Record list:
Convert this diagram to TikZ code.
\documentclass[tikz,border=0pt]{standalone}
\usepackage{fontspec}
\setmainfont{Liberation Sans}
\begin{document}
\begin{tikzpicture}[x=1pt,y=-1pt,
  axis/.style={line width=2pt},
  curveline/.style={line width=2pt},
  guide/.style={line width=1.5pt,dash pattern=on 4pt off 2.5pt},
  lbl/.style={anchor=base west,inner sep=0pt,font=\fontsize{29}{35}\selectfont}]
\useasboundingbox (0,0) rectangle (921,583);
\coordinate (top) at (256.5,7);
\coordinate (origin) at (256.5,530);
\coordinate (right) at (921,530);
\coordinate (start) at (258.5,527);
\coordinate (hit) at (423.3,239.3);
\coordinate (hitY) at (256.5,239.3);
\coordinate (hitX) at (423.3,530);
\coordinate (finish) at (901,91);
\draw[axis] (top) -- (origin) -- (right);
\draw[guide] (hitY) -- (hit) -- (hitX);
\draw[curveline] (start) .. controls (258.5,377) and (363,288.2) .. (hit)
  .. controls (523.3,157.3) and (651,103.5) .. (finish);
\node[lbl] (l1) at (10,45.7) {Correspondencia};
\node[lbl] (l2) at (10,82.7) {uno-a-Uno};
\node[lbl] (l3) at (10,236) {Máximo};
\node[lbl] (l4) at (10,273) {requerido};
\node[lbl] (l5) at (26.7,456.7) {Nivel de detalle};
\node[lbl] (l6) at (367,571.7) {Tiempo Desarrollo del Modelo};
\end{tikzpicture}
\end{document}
==
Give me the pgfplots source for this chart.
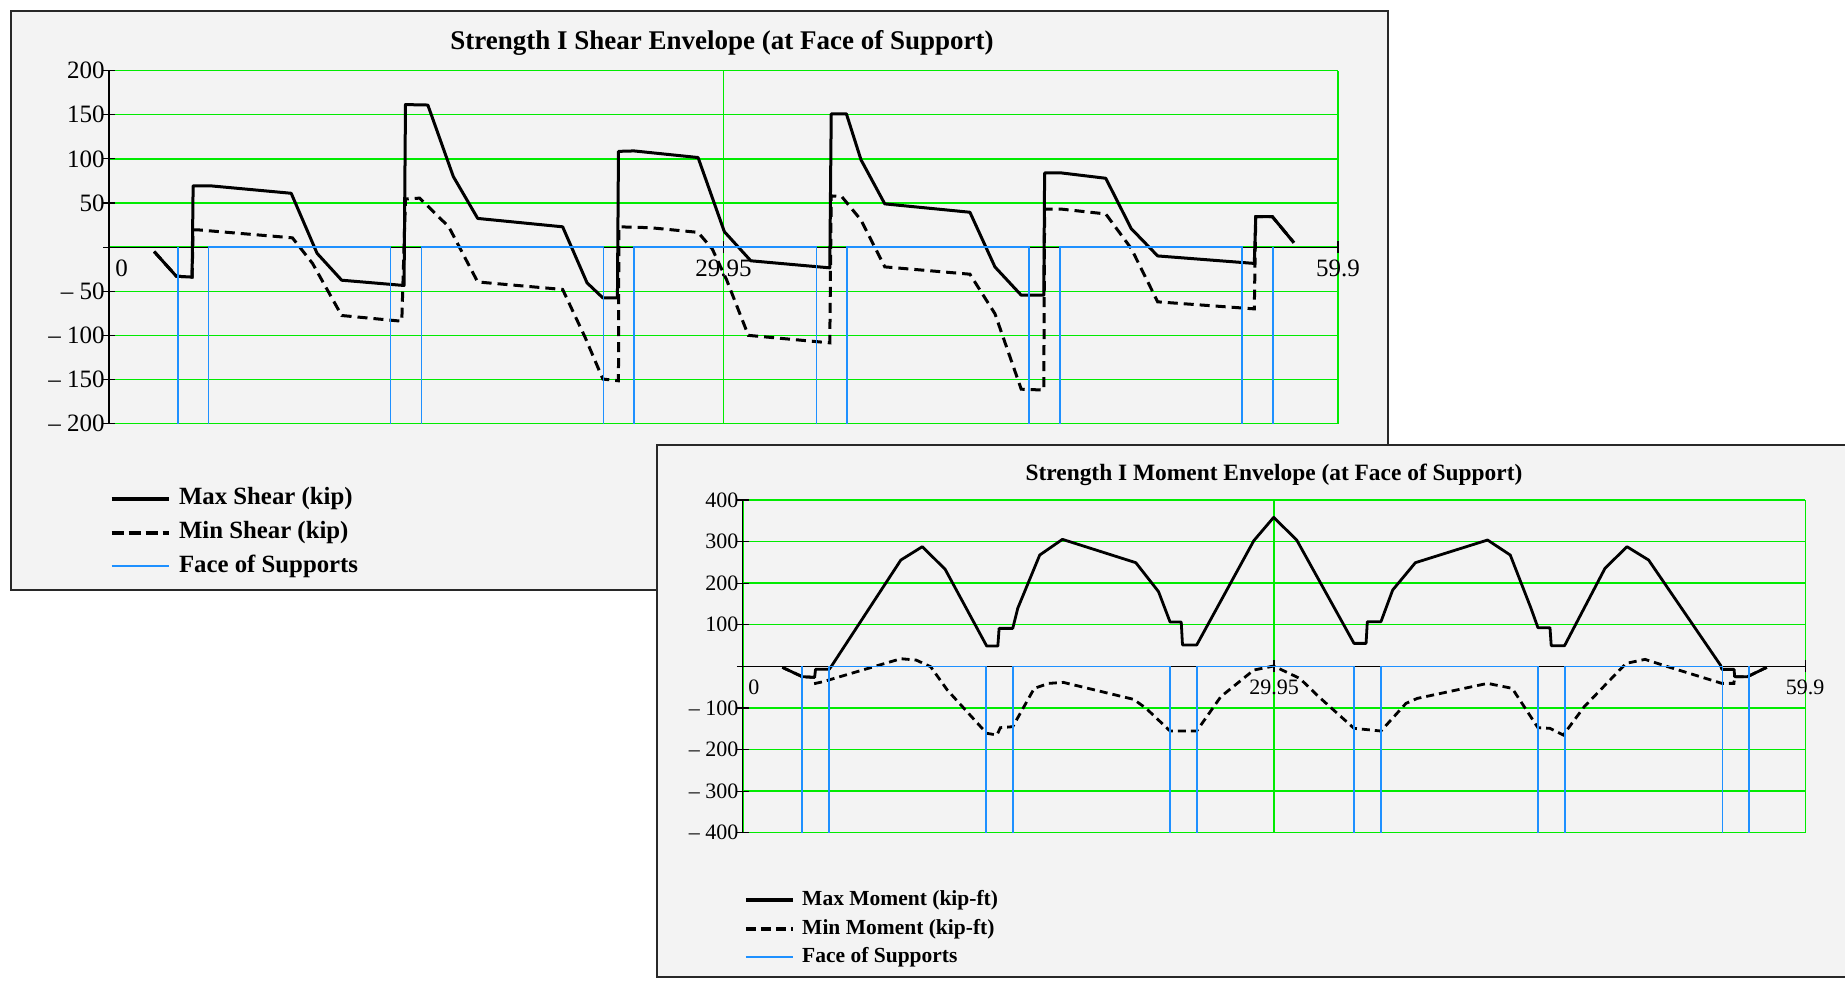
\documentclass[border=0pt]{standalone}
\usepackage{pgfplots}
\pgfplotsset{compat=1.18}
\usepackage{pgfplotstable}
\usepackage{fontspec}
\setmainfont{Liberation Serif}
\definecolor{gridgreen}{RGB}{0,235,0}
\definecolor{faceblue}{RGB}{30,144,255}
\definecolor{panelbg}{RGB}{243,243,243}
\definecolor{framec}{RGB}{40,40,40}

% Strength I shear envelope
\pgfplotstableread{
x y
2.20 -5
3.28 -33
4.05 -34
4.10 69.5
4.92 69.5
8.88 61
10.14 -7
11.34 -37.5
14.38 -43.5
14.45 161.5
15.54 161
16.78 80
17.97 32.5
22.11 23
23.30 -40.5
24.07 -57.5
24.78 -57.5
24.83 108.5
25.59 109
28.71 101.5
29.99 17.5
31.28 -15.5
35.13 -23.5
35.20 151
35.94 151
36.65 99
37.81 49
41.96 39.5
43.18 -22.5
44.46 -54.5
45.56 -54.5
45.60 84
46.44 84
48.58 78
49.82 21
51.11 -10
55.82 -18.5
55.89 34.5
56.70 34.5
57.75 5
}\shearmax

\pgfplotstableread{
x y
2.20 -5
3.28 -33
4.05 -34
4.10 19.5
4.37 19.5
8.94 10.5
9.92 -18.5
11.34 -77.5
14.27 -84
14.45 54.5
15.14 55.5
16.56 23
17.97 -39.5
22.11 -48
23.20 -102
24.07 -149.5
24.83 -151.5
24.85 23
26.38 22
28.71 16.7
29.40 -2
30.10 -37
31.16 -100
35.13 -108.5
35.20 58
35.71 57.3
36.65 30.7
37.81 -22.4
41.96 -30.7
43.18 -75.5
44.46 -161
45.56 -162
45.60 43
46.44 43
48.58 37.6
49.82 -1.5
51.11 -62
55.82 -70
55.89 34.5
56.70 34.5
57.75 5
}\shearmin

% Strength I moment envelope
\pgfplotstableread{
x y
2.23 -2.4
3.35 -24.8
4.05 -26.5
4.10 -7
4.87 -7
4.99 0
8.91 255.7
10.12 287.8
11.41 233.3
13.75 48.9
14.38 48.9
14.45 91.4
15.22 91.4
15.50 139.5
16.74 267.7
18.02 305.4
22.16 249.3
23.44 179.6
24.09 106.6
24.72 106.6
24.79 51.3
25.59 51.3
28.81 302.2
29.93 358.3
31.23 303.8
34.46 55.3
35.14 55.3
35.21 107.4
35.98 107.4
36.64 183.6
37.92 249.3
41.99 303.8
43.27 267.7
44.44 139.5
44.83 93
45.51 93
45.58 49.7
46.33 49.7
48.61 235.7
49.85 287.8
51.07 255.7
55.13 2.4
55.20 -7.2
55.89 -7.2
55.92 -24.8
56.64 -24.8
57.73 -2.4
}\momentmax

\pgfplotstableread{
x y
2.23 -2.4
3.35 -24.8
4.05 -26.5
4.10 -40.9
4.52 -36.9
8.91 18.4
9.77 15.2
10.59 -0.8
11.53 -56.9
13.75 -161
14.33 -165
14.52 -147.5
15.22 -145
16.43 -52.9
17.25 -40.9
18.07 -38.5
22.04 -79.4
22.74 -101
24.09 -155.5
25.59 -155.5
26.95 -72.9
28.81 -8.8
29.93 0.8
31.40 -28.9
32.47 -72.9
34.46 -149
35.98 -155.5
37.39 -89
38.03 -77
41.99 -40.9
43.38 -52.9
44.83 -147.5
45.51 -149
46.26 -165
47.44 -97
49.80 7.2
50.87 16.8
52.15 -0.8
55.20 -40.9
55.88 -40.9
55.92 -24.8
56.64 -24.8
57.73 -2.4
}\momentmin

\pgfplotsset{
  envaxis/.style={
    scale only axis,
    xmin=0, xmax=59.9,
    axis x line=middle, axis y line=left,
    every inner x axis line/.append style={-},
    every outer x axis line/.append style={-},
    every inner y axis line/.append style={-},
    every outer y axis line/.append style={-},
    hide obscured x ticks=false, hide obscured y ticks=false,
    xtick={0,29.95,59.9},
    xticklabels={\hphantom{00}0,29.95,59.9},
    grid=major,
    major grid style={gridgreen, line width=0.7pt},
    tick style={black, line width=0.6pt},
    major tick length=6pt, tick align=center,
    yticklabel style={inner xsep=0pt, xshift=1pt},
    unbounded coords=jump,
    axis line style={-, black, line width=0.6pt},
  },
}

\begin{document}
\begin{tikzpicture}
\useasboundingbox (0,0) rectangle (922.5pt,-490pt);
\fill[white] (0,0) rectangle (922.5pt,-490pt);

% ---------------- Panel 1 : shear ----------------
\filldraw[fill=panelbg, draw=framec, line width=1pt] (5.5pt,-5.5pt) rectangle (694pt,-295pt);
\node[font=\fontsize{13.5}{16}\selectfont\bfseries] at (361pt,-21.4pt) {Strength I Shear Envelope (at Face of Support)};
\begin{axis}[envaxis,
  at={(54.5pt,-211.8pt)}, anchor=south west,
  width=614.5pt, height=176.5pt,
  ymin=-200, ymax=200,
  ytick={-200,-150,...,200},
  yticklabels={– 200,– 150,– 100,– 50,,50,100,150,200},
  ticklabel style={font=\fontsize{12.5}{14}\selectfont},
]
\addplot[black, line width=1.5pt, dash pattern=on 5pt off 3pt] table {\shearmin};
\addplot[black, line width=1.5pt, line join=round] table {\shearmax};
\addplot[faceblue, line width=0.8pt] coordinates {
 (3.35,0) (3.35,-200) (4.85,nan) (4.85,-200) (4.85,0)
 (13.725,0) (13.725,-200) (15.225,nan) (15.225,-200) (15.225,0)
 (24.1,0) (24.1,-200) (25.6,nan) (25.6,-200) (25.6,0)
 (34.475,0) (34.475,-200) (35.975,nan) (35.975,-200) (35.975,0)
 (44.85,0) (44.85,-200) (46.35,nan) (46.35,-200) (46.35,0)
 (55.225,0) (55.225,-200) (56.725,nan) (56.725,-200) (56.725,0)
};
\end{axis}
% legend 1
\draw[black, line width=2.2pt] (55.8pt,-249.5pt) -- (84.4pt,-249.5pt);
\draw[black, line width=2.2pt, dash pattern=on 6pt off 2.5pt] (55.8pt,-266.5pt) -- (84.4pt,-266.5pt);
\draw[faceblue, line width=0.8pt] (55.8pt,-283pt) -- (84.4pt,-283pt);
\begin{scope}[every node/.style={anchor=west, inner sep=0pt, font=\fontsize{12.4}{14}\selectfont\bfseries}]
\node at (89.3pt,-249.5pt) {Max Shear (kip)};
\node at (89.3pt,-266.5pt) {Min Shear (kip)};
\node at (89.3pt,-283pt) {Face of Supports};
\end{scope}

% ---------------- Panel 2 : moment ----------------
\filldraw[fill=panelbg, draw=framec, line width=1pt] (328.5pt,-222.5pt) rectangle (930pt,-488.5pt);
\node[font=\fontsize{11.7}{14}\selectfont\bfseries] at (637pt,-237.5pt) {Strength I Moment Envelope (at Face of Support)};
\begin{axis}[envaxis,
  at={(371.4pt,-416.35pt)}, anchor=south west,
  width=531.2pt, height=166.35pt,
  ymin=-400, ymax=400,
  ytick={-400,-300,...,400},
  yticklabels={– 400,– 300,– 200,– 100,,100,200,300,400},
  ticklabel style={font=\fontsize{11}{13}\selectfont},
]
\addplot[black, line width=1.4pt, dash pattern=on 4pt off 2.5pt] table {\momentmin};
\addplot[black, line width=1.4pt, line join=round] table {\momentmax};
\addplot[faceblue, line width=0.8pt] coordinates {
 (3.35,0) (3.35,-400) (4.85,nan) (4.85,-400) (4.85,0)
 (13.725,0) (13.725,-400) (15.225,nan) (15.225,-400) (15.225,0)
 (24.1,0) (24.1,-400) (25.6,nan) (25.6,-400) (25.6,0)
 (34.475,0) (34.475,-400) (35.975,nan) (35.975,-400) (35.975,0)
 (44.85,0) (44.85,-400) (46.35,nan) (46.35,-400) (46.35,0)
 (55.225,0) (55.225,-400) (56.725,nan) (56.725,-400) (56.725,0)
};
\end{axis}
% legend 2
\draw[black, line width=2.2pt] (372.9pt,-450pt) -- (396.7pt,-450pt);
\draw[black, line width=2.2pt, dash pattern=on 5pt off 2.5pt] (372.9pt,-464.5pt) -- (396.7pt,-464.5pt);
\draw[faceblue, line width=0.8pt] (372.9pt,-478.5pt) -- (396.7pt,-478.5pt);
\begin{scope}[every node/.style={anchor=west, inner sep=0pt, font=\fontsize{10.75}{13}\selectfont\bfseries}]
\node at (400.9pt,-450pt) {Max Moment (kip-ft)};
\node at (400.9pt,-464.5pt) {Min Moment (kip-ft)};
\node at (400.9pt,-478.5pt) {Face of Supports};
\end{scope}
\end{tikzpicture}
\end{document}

Task requirements:
Pick out the lines containing the string "this" and show them.

Solution:
Convert this diagram to TikZ code.
Give me the pgfplots source for this chart.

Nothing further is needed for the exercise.